--- begin Extracted records ---

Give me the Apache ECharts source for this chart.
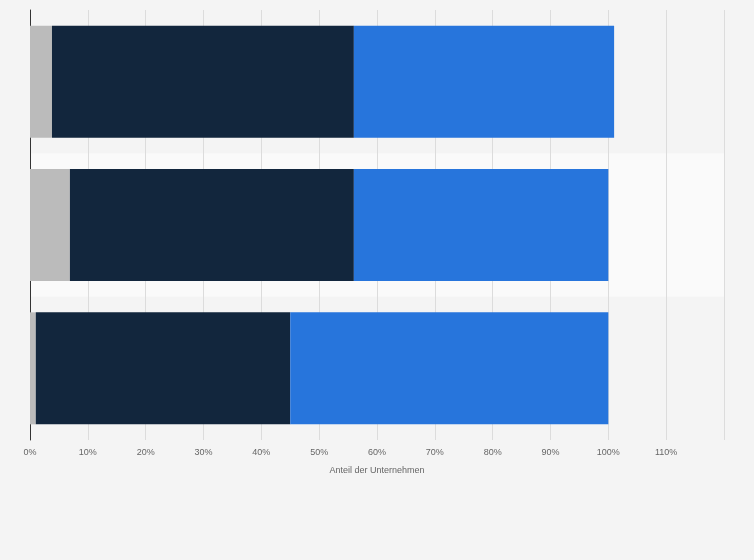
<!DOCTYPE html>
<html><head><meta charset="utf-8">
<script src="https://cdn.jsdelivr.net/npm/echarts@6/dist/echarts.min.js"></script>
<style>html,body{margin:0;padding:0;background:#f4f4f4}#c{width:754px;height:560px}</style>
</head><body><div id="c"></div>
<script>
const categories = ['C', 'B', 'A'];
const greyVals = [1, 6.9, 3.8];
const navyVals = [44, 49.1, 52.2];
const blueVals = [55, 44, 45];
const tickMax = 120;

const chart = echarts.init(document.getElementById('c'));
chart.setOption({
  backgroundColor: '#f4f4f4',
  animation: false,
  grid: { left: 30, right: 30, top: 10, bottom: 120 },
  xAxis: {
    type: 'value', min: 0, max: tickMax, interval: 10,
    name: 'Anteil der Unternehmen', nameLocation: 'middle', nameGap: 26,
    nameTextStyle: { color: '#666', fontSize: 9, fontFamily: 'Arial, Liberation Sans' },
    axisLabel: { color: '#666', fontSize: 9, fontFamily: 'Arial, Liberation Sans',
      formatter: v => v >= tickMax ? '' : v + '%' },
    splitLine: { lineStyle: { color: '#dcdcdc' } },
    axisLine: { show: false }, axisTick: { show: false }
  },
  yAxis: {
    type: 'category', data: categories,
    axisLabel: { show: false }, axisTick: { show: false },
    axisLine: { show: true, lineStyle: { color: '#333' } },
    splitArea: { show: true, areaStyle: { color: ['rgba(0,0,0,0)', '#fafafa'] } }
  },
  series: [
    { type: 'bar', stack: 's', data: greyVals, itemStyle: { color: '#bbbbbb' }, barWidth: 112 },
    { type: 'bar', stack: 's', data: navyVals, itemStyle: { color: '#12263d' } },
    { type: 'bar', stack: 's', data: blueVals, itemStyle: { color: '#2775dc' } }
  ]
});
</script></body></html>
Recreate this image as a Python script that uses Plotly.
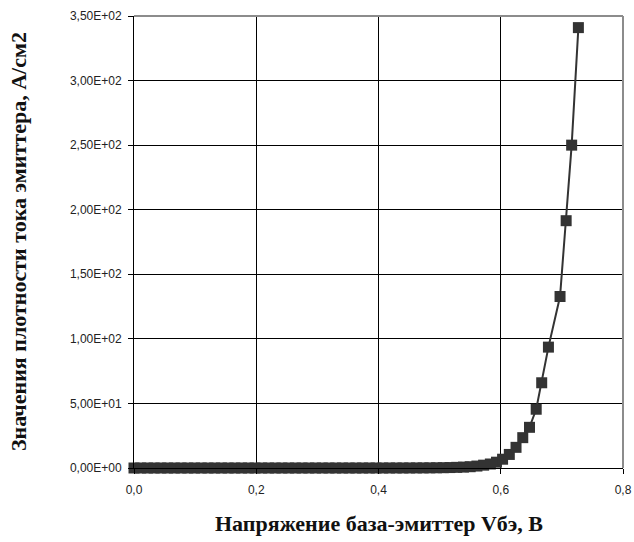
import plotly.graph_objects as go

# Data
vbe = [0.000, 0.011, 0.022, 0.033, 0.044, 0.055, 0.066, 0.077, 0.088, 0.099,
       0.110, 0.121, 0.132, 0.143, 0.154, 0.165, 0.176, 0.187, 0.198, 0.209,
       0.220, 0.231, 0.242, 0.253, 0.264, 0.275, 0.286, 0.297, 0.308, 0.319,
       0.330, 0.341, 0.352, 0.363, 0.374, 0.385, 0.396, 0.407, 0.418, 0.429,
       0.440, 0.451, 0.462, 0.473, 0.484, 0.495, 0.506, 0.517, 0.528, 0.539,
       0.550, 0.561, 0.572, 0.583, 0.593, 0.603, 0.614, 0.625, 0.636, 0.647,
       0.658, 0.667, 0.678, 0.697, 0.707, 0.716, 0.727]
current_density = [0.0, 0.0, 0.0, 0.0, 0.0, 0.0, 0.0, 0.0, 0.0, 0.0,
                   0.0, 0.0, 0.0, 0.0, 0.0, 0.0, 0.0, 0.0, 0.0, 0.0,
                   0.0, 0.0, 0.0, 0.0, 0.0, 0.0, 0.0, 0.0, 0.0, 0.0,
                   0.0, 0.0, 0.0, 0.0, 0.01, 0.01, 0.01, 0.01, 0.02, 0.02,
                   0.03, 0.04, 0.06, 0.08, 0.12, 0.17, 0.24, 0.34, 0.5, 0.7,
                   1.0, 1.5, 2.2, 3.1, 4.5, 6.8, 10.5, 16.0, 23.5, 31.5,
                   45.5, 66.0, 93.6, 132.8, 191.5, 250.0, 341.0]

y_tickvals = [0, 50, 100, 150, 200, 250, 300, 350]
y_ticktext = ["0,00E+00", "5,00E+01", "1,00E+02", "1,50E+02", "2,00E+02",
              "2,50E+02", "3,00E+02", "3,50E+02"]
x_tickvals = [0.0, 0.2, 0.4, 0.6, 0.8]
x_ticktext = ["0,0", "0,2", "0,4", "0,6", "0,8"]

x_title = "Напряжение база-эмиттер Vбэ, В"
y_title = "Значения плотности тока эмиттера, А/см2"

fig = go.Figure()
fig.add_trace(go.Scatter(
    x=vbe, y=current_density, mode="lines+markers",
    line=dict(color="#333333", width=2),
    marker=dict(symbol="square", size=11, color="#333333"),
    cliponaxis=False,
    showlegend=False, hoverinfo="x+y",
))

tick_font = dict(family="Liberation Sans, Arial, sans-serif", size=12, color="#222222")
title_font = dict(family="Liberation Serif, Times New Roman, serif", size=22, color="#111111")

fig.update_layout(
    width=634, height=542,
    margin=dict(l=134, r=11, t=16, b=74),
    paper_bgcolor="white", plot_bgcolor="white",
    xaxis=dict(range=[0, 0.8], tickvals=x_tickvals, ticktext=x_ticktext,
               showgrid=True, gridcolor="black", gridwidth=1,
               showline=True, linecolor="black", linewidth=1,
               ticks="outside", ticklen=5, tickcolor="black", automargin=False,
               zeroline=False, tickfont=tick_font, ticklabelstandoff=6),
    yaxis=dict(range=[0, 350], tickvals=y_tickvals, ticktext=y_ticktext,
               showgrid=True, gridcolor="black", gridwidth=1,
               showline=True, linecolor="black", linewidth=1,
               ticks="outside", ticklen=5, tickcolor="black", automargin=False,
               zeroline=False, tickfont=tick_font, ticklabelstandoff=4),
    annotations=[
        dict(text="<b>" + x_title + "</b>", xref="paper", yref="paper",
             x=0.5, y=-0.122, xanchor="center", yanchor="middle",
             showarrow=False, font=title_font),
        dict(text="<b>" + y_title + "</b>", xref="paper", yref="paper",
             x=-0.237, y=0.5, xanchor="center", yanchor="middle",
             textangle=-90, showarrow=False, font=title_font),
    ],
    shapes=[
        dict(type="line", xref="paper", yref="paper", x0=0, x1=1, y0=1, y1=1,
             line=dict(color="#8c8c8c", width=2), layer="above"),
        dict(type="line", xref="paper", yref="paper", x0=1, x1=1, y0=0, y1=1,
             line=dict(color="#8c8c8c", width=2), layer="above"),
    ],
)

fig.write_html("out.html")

--- end Extracted records ---

* _Your instructions_:
Return the records exactly. Don't carry the pictures over.

* _Solution for this problem_:
Give me the Apache ECharts source for this chart.
<!DOCTYPE html>
<html><head><meta charset="utf-8">
<script src="https://cdn.jsdelivr.net/npm/echarts@6/dist/echarts.min.js"></script>
<style>html,body{margin:0;padding:0;background:#f4f4f4}#c{width:754px;height:560px}</style>
</head><body><div id="c"></div>
<script>
const categories = ['C', 'B', 'A'];
const greyVals = [1, 6.9, 3.8];
const navyVals = [44, 49.1, 52.2];
const blueVals = [55, 44, 45];
const tickMax = 120;

const chart = echarts.init(document.getElementById('c'));
chart.setOption({
  backgroundColor: '#f4f4f4',
  animation: false,
  grid: { left: 30, right: 30, top: 10, bottom: 120 },
  xAxis: {
    type: 'value', min: 0, max: tickMax, interval: 10,
    name: 'Anteil der Unternehmen', nameLocation: 'middle', nameGap: 26,
    nameTextStyle: { color: '#666', fontSize: 9, fontFamily: 'Arial, Liberation Sans' },
    axisLabel: { color: '#666', fontSize: 9, fontFamily: 'Arial, Liberation Sans',
      formatter: v => v >= tickMax ? '' : v + '%' },
    splitLine: { lineStyle: { color: '#dcdcdc' } },
    axisLine: { show: false }, axisTick: { show: false }
  },
  yAxis: {
    type: 'category', data: categories,
    axisLabel: { show: false }, axisTick: { show: false },
    axisLine: { show: true, lineStyle: { color: '#333' } },
    splitArea: { show: true, areaStyle: { color: ['rgba(0,0,0,0)', '#fafafa'] } }
  },
  series: [
    { type: 'bar', stack: 's', data: greyVals, itemStyle: { color: '#bbbbbb' }, barWidth: 112 },
    { type: 'bar', stack: 's', data: navyVals, itemStyle: { color: '#12263d' } },
    { type: 'bar', stack: 's', data: blueVals, itemStyle: { color: '#2775dc' } }
  ]
});
</script></body></html>
Recreate this image as a Python script that uses Plotly.
import plotly.graph_objects as go

# Data
vbe = [0.000, 0.011, 0.022, 0.033, 0.044, 0.055, 0.066, 0.077, 0.088, 0.099,
       0.110, 0.121, 0.132, 0.143, 0.154, 0.165, 0.176, 0.187, 0.198, 0.209,
       0.220, 0.231, 0.242, 0.253, 0.264, 0.275, 0.286, 0.297, 0.308, 0.319,
       0.330, 0.341, 0.352, 0.363, 0.374, 0.385, 0.396, 0.407, 0.418, 0.429,
       0.440, 0.451, 0.462, 0.473, 0.484, 0.495, 0.506, 0.517, 0.528, 0.539,
       0.550, 0.561, 0.572, 0.583, 0.593, 0.603, 0.614, 0.625, 0.636, 0.647,
       0.658, 0.667, 0.678, 0.697, 0.707, 0.716, 0.727]
current_density = [0.0, 0.0, 0.0, 0.0, 0.0, 0.0, 0.0, 0.0, 0.0, 0.0,
                   0.0, 0.0, 0.0, 0.0, 0.0, 0.0, 0.0, 0.0, 0.0, 0.0,
                   0.0, 0.0, 0.0, 0.0, 0.0, 0.0, 0.0, 0.0, 0.0, 0.0,
                   0.0, 0.0, 0.0, 0.0, 0.01, 0.01, 0.01, 0.01, 0.02, 0.02,
                   0.03, 0.04, 0.06, 0.08, 0.12, 0.17, 0.24, 0.34, 0.5, 0.7,
                   1.0, 1.5, 2.2, 3.1, 4.5, 6.8, 10.5, 16.0, 23.5, 31.5,
                   45.5, 66.0, 93.6, 132.8, 191.5, 250.0, 341.0]

y_tickvals = [0, 50, 100, 150, 200, 250, 300, 350]
y_ticktext = ["0,00E+00", "5,00E+01", "1,00E+02", "1,50E+02", "2,00E+02",
              "2,50E+02", "3,00E+02", "3,50E+02"]
x_tickvals = [0.0, 0.2, 0.4, 0.6, 0.8]
x_ticktext = ["0,0", "0,2", "0,4", "0,6", "0,8"]

x_title = "Напряжение база-эмиттер Vбэ, В"
y_title = "Значения плотности тока эмиттера, А/см2"

fig = go.Figure()
fig.add_trace(go.Scatter(
    x=vbe, y=current_density, mode="lines+markers",
    line=dict(color="#333333", width=2),
    marker=dict(symbol="square", size=11, color="#333333"),
    cliponaxis=False,
    showlegend=False, hoverinfo="x+y",
))

tick_font = dict(family="Liberation Sans, Arial, sans-serif", size=12, color="#222222")
title_font = dict(family="Liberation Serif, Times New Roman, serif", size=22, color="#111111")

fig.update_layout(
    width=634, height=542,
    margin=dict(l=134, r=11, t=16, b=74),
    paper_bgcolor="white", plot_bgcolor="white",
    xaxis=dict(range=[0, 0.8], tickvals=x_tickvals, ticktext=x_ticktext,
               showgrid=True, gridcolor="black", gridwidth=1,
               showline=True, linecolor="black", linewidth=1,
               ticks="outside", ticklen=5, tickcolor="black", automargin=False,
               zeroline=False, tickfont=tick_font, ticklabelstandoff=6),
    yaxis=dict(range=[0, 350], tickvals=y_tickvals, ticktext=y_ticktext,
               showgrid=True, gridcolor="black", gridwidth=1,
               showline=True, linecolor="black", linewidth=1,
               ticks="outside", ticklen=5, tickcolor="black", automargin=False,
               zeroline=False, tickfont=tick_font, ticklabelstandoff=4),
    annotations=[
        dict(text="<b>" + x_title + "</b>", xref="paper", yref="paper",
             x=0.5, y=-0.122, xanchor="center", yanchor="middle",
             showarrow=False, font=title_font),
        dict(text="<b>" + y_title + "</b>", xref="paper", yref="paper",
             x=-0.237, y=0.5, xanchor="center", yanchor="middle",
             textangle=-90, showarrow=False, font=title_font),
    ],
    shapes=[
        dict(type="line", xref="paper", yref="paper", x0=0, x1=1, y0=1, y1=1,
             line=dict(color="#8c8c8c", width=2), layer="above"),
        dict(type="line", xref="paper", yref="paper", x0=1, x1=1, y0=0, y1=1,
             line=dict(color="#8c8c8c", width=2), layer="above"),
    ],
)

fig.write_html("out.html")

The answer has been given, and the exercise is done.